— TASK INPUT —
☆ ☆ ☆ ☆ ☆

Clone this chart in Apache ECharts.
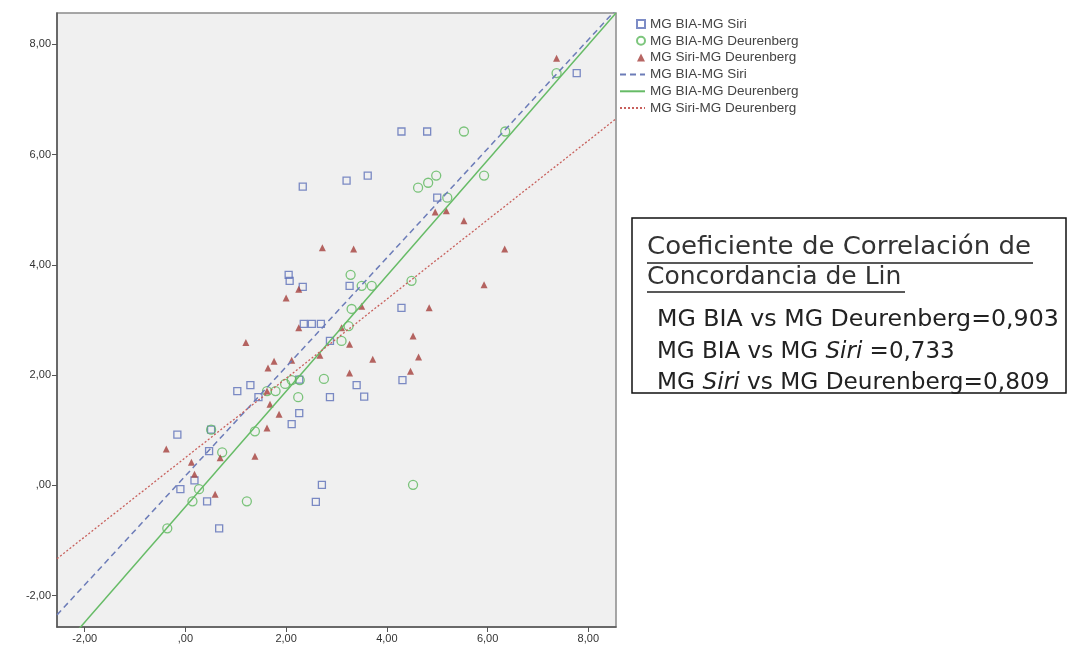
<!DOCTYPE html>
<html><head><meta charset="utf-8">
<script src="https://cdn.jsdelivr.net/npm/echarts@6/dist/echarts.min.js"></script>
<style>html,body{margin:0;padding:0;background:#fff}#c{width:1069px;height:653px}</style>
</head><body><div id="c"></div>
<script>
const xTicks = [-2, 0, 2, 4, 6, 8];
const yTicks = [-2, 0, 2, 4, 6, 8];
const seriesNames = ['MG BIA-MG Siri', 'MG BIA-MG Deurenberg', 'MG Siri-MG Deurenberg'];

// MG BIA - MG Siri (squares)
const biaSiri = [
  [4.29,6.42],[4.80,6.42],[7.77,7.48],[3.20,5.53],[3.62,5.62],[2.33,5.42],[5.00,5.22],
  [2.05,3.82],[2.07,3.71],[2.33,3.60],[3.26,3.62],[4.29,3.22],[2.35,2.93],[2.51,2.93],
  [2.69,2.93],[2.87,2.62],[1.03,1.71],[1.29,1.82],[1.45,1.60],[2.26,1.92],[2.87,1.60],
  [2.26,1.31],[2.11,1.11],[-0.16,0.92],[0.51,1.01],[0.47,0.62],[0.18,0.09],[-0.10,-0.07],
  [0.43,-0.29],[2.71,0.01],[2.59,-0.30],[0.67,-0.78],[4.31,1.91],[3.40,1.82],[3.55,1.61]
];
// MG BIA - MG Deurenberg (circles)
const biaDeur = [
  [7.37,7.48],[5.53,6.42],[6.35,6.42],[4.62,5.40],[4.82,5.49],[4.98,5.62],[5.93,5.62],
  [5.20,5.22],[3.28,3.82],[3.50,3.62],[3.70,3.62],[4.49,3.71],[3.30,3.20],[3.24,2.89],
  [3.10,2.62],[2.75,1.93],[2.27,1.91],[2.11,1.91],[1.98,1.84],[1.79,1.71],[2.24,1.60],
  [1.62,1.71],[1.38,0.98],[0.51,1.01],[0.73,0.60],[0.27,-0.07],[0.14,-0.29],[1.22,-0.29],
  [-0.36,-0.78],[4.52,0.01]
];
// MG Siri - MG Deurenberg (triangles)
const siriDeur = [
  [7.37,7.75],[4.96,4.96],[5.18,4.98],[5.53,4.80],[3.34,4.29],[2.72,4.31],[6.34,4.29],
  [5.93,3.64],[2.25,3.56],[2.00,3.40],[3.50,3.25],[4.84,3.22],[2.25,2.86],[3.10,2.86],
  [3.26,2.56],[4.52,2.71],[1.20,2.59],[2.67,2.36],[2.11,2.27],[1.76,2.25],[1.64,2.13],
  [3.72,2.29],[4.63,2.33],[4.47,2.07],[3.26,2.04],[1.62,1.71],[1.86,1.29],[1.62,1.04],
  [1.68,1.47],[1.38,0.53],[0.69,0.50],[-0.38,0.66],[0.12,0.42],[0.18,0.20],[0.59,-0.16]
];
// Fit lines (end points)
const fitBiaSiri = [[-2.55,-2.35],[8.55,8.63]];
const fitBiaDeur = [[-2.55,-3.06],[8.55,8.57]];
const fitSiriDeur = [[-2.55,-1.33],[8.55,6.65]];

const linTitle = ['Coeficiente de Correlación de', 'Concordancia de Lin'];
const linRows = [
  'MG BIA vs MG Deurenberg=0,903',
  'MG BIA vs MG {i|Siri} =0,733',
  'MG {i|Siri} vs MG Deurenberg=0,809'
];

const C_BLUE = '#5c6fb8', C_GREEN = '#5cb85c', C_RED = '#a5403c';
const fmt = v => v === 0 ? ',00' : v.toFixed(2).replace('.', ',');
const lineNames = seriesNames.map(n => n + ' ');

const chart = echarts.init(document.getElementById('c'));
const axisCommon = {
  type: 'value', splitLine: {show: false},
  axisLine: {show: true, onZero: false, lineStyle: {color: '#555', width: 1.5}},
  axisTick: {show: true, length: 5, lineStyle: {color: '#555'}},
  axisLabel: {color: '#333', fontSize: 11, fontFamily: 'Liberation Sans', formatter: fmt}
};
const bodyFont = 'DejaVu Sans';
const legendText = {color: '#444', fontSize: 13.5, fontFamily: 'Liberation Sans'};
chart.setOption({
  animation: false,
  backgroundColor: '#fff',
  grid: {left: 57, top: 13, right: 453, bottom: 26, show: true, backgroundColor: '#f0f0f0', borderColor: '#8a8a8a', borderWidth: 1.5},
  xAxis: Object.assign({}, axisCommon, {min: -2.55, max: 8.55,
    axisTick: Object.assign({}, axisCommon.axisTick, {customValues: xTicks}),
    axisLabel: Object.assign({}, axisCommon.axisLabel, {customValues: xTicks, margin: 6})}),
  yAxis: Object.assign({}, axisCommon, {min: -2.57, max: 8.57,
    axisTick: Object.assign({}, axisCommon.axisTick, {customValues: yTicks}),
    axisLabel: Object.assign({}, axisCommon.axisLabel, {customValues: yTicks, margin: 6})}),
  legend: [
    {orient: 'vertical', left: 631, top: 12, itemGap: 2.8, itemWidth: 8, itemHeight: 8,
      textStyle: legendText, data: seriesNames},
    {orient: 'vertical', left: 614, top: 62.5, itemGap: 2.8, itemWidth: 25, itemHeight: 8,
      itemStyle: {opacity: 0}, textStyle: legendText, data: lineNames}
  ],
  series: [
    {name: seriesNames[0], type: 'scatter', data: biaSiri, symbol: 'rect', symbolSize: 7,
      itemStyle: {color: 'transparent', borderColor: C_BLUE, borderWidth: 1.3}},
    {name: seriesNames[1], type: 'scatter', data: biaDeur, symbol: 'circle', symbolSize: 9,
      itemStyle: {color: 'transparent', borderColor: C_GREEN, borderWidth: 1.3}},
    {name: seriesNames[2], type: 'scatter', data: siriDeur, symbol: 'triangle', symbolSize: 7,
      itemStyle: {color: C_RED}},
    {name: lineNames[0], type: 'line', data: fitBiaSiri, symbol: 'none', clip: true,
      lineStyle: {color: '#6c7cb8', width: 1.5, type: [6, 4]}},
    {name: lineNames[1], type: 'line', data: fitBiaDeur, symbol: 'none', clip: true,
      lineStyle: {color: '#66bb66', width: 1.5, type: 'solid'}},
    {name: lineNames[2], type: 'line', data: fitSiriDeur, symbol: 'none', clip: true,
      lineStyle: {color: '#c8605c', width: 1.3, type: [2, 2]}}
  ],
  graphic: [
    {type: 'rect', shape: {x: 632, y: 218, width: 434, height: 175},
      style: {fill: '#fff', stroke: '#111', lineWidth: 1.5}},
    {type: 'text', x: 647, y: 247, scaleX: 1.04, style: {text: linTitle[0], font: '25px "' + bodyFont + '"', fill: '#333', verticalAlign: 'middle'}},
    {type: 'line', shape: {x1: 647, y1: 263, x2: 1033, y2: 263}, style: {stroke: '#222', lineWidth: 1.5}},
    {type: 'text', x: 647, y: 277, style: {text: linTitle[1], font: '25px "' + bodyFont + '"', fill: '#333', verticalAlign: 'middle'}},
    {type: 'line', shape: {x1: 647, y1: 292, x2: 905, y2: 292}, style: {stroke: '#222', lineWidth: 1.5}},
    {type: 'text', x: 657, y: 320, scaleX: 1.03, style: {text: linRows[0], font: '23px "' + bodyFont + '"', fill: '#222', verticalAlign: 'middle'}},
    {type: 'text', x: 657, y: 352, style: {text: linRows[1], font: '23px "' + bodyFont + '"', fill: '#222', verticalAlign: 'middle',
      rich: {i: {fontStyle: 'italic', fontSize: 23, fontFamily: bodyFont}}}},
    {type: 'text', x: 657, y: 383, scaleX: 1.01, style: {text: linRows[2], font: '23px "' + bodyFont + '"', fill: '#222', verticalAlign: 'middle',
      rich: {i: {fontStyle: 'italic', fontSize: 23, fontFamily: bodyFont}}}}
  ]
});
</script></body></html>
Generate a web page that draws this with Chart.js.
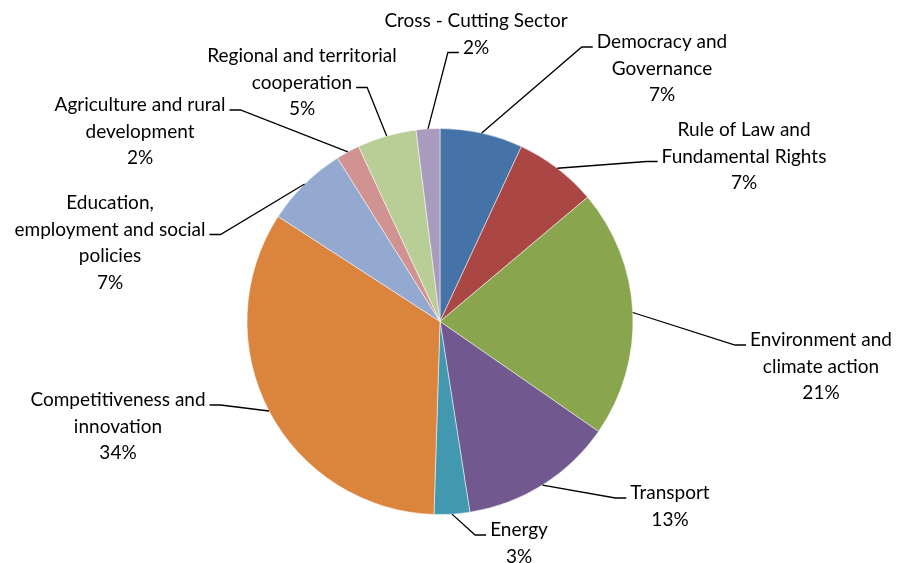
<!DOCTYPE html>
<html>
<head>
<meta charset="utf-8">
<script src="https://cdn.jsdelivr.net/npm/chart.js@4"></script>
<style>
  html, body { margin: 0; padding: 0; background: #fff; }
  #wrap { width: 897px; height: 563px; }
</style>
</head>
<body>
<div id="wrap"><canvas id="myChart"></canvas></div>
<script>
// funding split by sector (%)
const sectors = [
  ['Democracy and', 'Governance'],
  ['Rule of Law and', 'Fundamental Rights'],
  ['Environment and', 'climate action'],
  ['Transport'],
  ['Energy'],
  ['Competitiveness and', 'innovation'],
  ['Education,', 'employment and social', 'policies'],
  ['Agriculture and rural', 'development'],
  ['Regional and territorial', 'cooperation'],
  ['Cross - Cutting Sector']
];
const shares = [7, 7, 21, 13, 3, 34, 7, 2, 5, 2];
const sliceColors = ['#4572A7', '#AA4643', '#89A54E', '#71588F', '#4198AF',
                     '#DB843D', '#93A9CF', '#D19392', '#B9CD96', '#A99BBD'];

// where each label block sits: centre x, centre y of first line, line the leader meets
const labelPos = [
  { x: 662, y: 42, attach: 0 },
  { x: 744, y: 130, attach: 1 },
  { x: 821, y: 340, attach: 0 },
  { x: 670, y: 493, attach: 0 },
  { x: 519, y: 530, attach: 0 },
  { x: 118, y: 400, attach: 0 },
  { x: 110, y: 203, attach: 1 },
  { x: 140, y: 105, attach: 0 },
  { x: 302, y: 56, attach: 1 },
  { x: 476, y: 21, attach: 1 }
];

const LINE_H = 26.5;
const FONT = '19px Lato, "Open Sans", sans-serif';

const calloutLabels = {
  id: 'calloutLabels',
  afterDraw(chart) {
    const ctx = chart.ctx;
    const arcs = chart.getDatasetMeta(0).data;
    ctx.save();
    ctx.font = FONT;
    ctx.fillStyle = '#000';
    ctx.strokeStyle = '#000';
    ctx.lineWidth = 1.3;
    ctx.textAlign = 'center';
    ctx.textBaseline = 'middle';
    arcs.forEach((arc, i) => {
      const pos = labelPos[i];
      const lines = sectors[i].concat([shares[i] + '%']);
      lines.forEach((t, k) => ctx.fillText(t, pos.x, pos.y + k * LINE_H));

      const mid = (arc.startAngle + arc.endAngle) / 2;
      const px = arc.x + Math.cos(mid) * arc.outerRadius;
      const py = arc.y + Math.sin(mid) * arc.outerRadius;
      const w = ctx.measureText(lines[pos.attach]).width;
      const ly = pos.y + pos.attach * LINE_H + 5;
      let edge, elbow;
      if (pos.x > px) {
        edge = pos.x - w / 2 - 4;
        elbow = edge - 11;
      } else {
        edge = pos.x + w / 2 + 4;
        elbow = edge + 11;
      }
      ctx.beginPath();
      ctx.moveTo(edge, ly);
      ctx.lineTo(elbow, ly);
      ctx.lineTo(px, py);
      ctx.stroke();
    });
    ctx.restore();
  }
};

const ctx = document.getElementById('myChart');

new Chart(ctx, {
  type: 'pie',
  data: {
    labels: sectors.map(s => s.join(' ')),
    datasets: [{
      data: shares,
      backgroundColor: sliceColors,
      borderColor: 'rgba(255,255,255,0.5)',
      borderWidth: 1
    }]
  },
  options: {
    responsive: true,
    maintainAspectRatio: false,
    animation: false,
    layout: {
      padding: { left: 246.5, right: 263.5, top: 128, bottom: 48 }
    },
    plugins: {
      legend: { display: false },
      tooltip: { enabled: false }
    }
  },
  plugins: [calloutLabels]
});
</script>
</body>
</html>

☆ ☆ ☆ ☆ ☆

— WHAT YOU ARE ASKED TO DO —
Skip the pictures. Restate exactly the lines from the start of the entries through the line containing "const seriesNames = ['MG", both ends included.

— WRITTEN REPLY —
Clone this chart in Apache ECharts.
<!DOCTYPE html>
<html><head><meta charset="utf-8">
<script src="https://cdn.jsdelivr.net/npm/echarts@6/dist/echarts.min.js"></script>
<style>html,body{margin:0;padding:0;background:#fff}#c{width:1069px;height:653px}</style>
</head><body><div id="c"></div>
<script>
const xTicks = [-2, 0, 2, 4, 6, 8];
const yTicks = [-2, 0, 2, 4, 6, 8];
const seriesNames = ['MG BIA-MG Siri', 'MG BIA-MG Deurenberg', 'MG Siri-MG Deurenberg'];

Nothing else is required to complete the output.